Bobby Morrison

Personal information
- Full name: Robert Crossan Morrison
- Date of birth: 16 February 1933
- Place of birth: Chapelhall, Scotland
- Date of death: 1999 (aged 65–66)
- Place of death: Airdrie, Scotland
- Position(s): Inside forward

Youth career
- Chapelhall Hearts

Senior career*
- Years: Team / Apps / (Gls)
- –: Dalry Thistle
- 1951–1957: Falkirk / 57 / (16)
- 1957–1958: Rangers / 5 / (6)
- 1958–1959: Nottingham Forest / 1 / (0)
- 1959–1961: Workington / 53 / (20)
- 1961–1962: Coleraine
- 1962–1964: Stenhousemuir / 57 / (2)

International career
- 1955: Scotland B vs A trial / 1 / (0)

= Bobby Morrison (footballer, born 1933) =

Scottish footballer

Robert Crossan Morrison (16 February 1933 – 1999) was a Scottish footballer who played mainly as an inside right.

==Career==
Morrison began his senior career with Falkirk, impressing sufficiently in a 'trial' match between the club and a Scotland XI in late 1954 to be selected for the 'Scotland B' team against the same opponents a few months later alongside several Bairns colleagues, although this did not lead on to a full international cap.

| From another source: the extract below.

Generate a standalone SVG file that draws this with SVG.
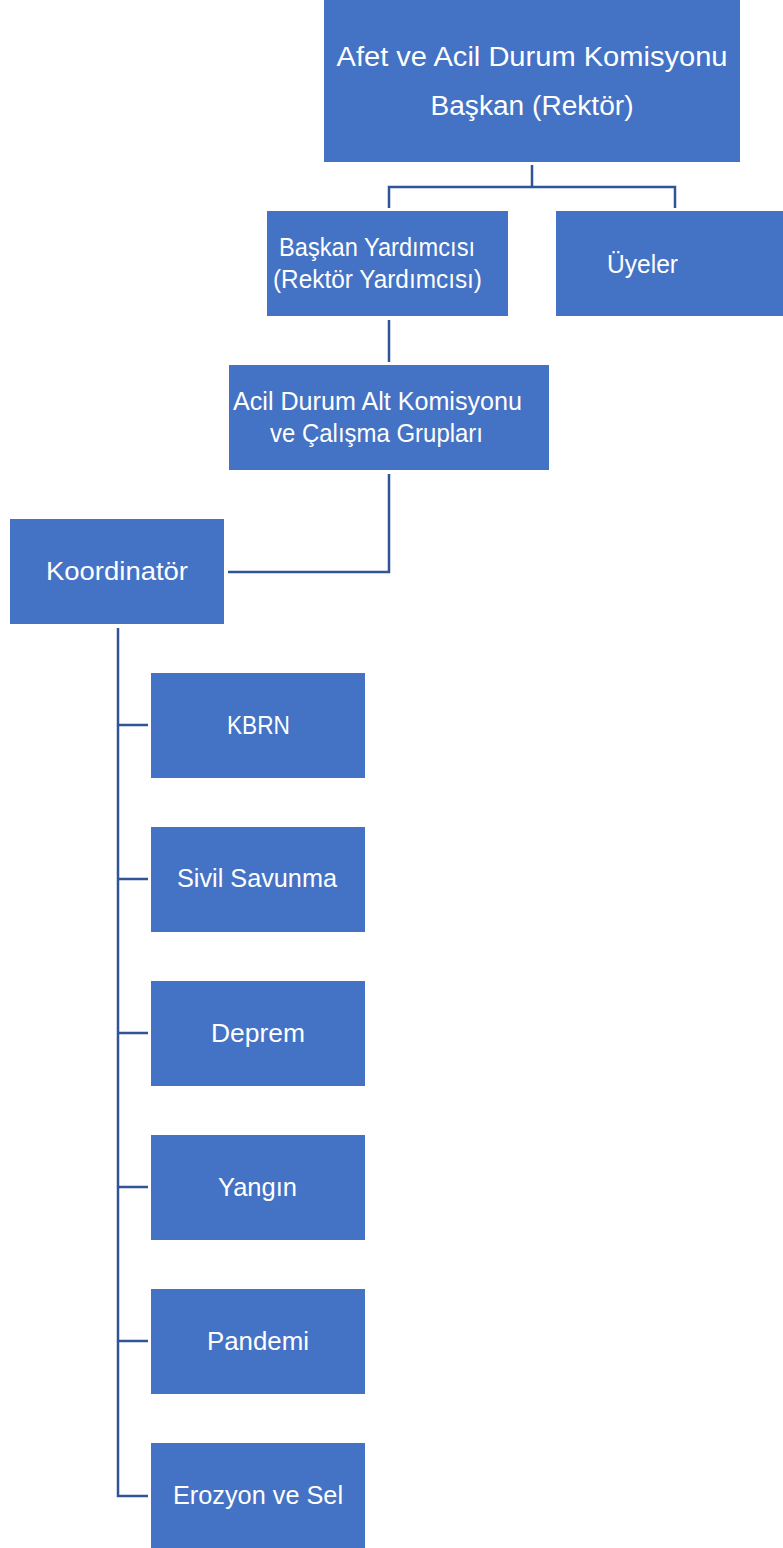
<svg xmlns="http://www.w3.org/2000/svg" width="783" height="1548" viewBox="0 0 783 1548">
<style>
.box{fill:#4472C4;}
.t{fill:#FFFFFF;font-family:"Liberation Sans",Arial,sans-serif;font-size:25px;text-anchor:middle;}
.big{font-size:27px;}
.c{fill:none;stroke:#2F5597;stroke-width:2.5;}
</style>
<rect width="783" height="1548" fill="#FFFFFF"/>
<g id="connectors">
<path class="c" d="M532,165 V187 M389,208 V187 H675 V208"/>
<path class="c" d="M389,320 V362"/>
<path class="c" d="M389,474 V572 H228"/>
<path class="c" d="M118,628 V1496 H148"/>
<path class="c" d="M118,725 H148 M118,879 H148 M118,1033 H148 M118,1187 H148 M118,1341 H148"/>
</g>
<g id="n-baskan">
<rect class="box" x="324" y="0" width="416" height="162"/>
<text class="t big" x="532" y="66" textLength="391" lengthAdjust="spacingAndGlyphs">Afet ve Acil Durum Komisyonu</text>
<text class="t big" x="532" y="115" textLength="203" lengthAdjust="spacingAndGlyphs">Başkan (Rektör)</text>
</g>
<g id="n-yardimci">
<rect class="box" x="267" y="211" width="241" height="105"/>
<text class="t" x="377" y="256" textLength="196" lengthAdjust="spacingAndGlyphs">Başkan Yardımcısı</text>
<text class="t" x="377.5" y="288" textLength="209" lengthAdjust="spacingAndGlyphs">(Rektör Yardımcısı)</text>
</g>
<g id="n-uyeler">
<rect class="box" x="556" y="211" width="227" height="105"/>
<text class="t" x="642.5" y="273" textLength="71" lengthAdjust="spacingAndGlyphs">Üyeler</text>
</g>
<g id="n-acil">
<rect class="box" x="229" y="365" width="320" height="105"/>
<text class="t" x="377.5" y="410" textLength="289" lengthAdjust="spacingAndGlyphs">Acil Durum Alt Komisyonu</text>
<text class="t" x="376.5" y="442" textLength="213" lengthAdjust="spacingAndGlyphs">ve Çalışma Grupları</text>
</g>
<g id="n-koordinator">
<rect class="box" x="10" y="519" width="214" height="105"/>
<text class="t" x="117" y="580" textLength="142" lengthAdjust="spacingAndGlyphs">Koordinatör</text>
</g>
<g id="n-kbrn">
<rect class="box" x="151" y="673" width="214" height="105"/>
<text class="t" x="258.5" y="734" textLength="63" lengthAdjust="spacingAndGlyphs">KBRN</text>
</g>
<g id="n-sivil">
<rect class="box" x="151" y="827" width="214" height="105"/>
<text class="t" x="257" y="887" textLength="160" lengthAdjust="spacingAndGlyphs">Sivil Savunma</text>
</g>
<g id="n-deprem">
<rect class="box" x="151" y="981" width="214" height="105"/>
<text class="t" x="258" y="1042" textLength="94" lengthAdjust="spacingAndGlyphs">Deprem</text>
</g>
<g id="n-yangin">
<rect class="box" x="151" y="1135" width="214" height="105"/>
<text class="t" x="257.5" y="1196" textLength="79" lengthAdjust="spacingAndGlyphs">Yangın</text>
</g>
<g id="n-pandemi">
<rect class="box" x="151" y="1289" width="214" height="105"/>
<text class="t" x="258" y="1350" textLength="102" lengthAdjust="spacingAndGlyphs">Pandemi</text>
</g>
<g id="n-erozyon">
<rect class="box" x="151" y="1443" width="214" height="105"/>
<text class="t" x="258" y="1504" textLength="170" lengthAdjust="spacingAndGlyphs">Erozyon ve Sel</text>
</g>
</svg>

In January 1957, he transferred to defending Scottish champions Rangers in a swap deal with Derek Grierson, and made a strong start at Ibrox with a goal on his debut in an Old Firm Scottish Cup tie (a 4–4 draw; Celtic won the replay), then scored six times in five league matches as the Gers clinched the 1956–57 Scottish Division One title – despite his input, it is unclear if Morrison received a winner's medal due to the low number of matches he played. At the end of the season he was in the side that won the Glasgow Merchants Charity Cup, scoring in the final. However, he only featured in one League Cup tie in the following campaign.

In the summer of 1958, he was released on a free transfer by Rangers and joined Nottingham Forest, but was also unable to break into the first team at the City Ground and appeared in only one Football League match in his single season with Forest (during which they won the FA Cup), then moved on to Workington where he began to play regularly again, albeit in the fourth tier of English football. In 1961 he switched to Coleraine of Northern Ireland for a year before returning to Scotland with part-timers Stenhousemuir.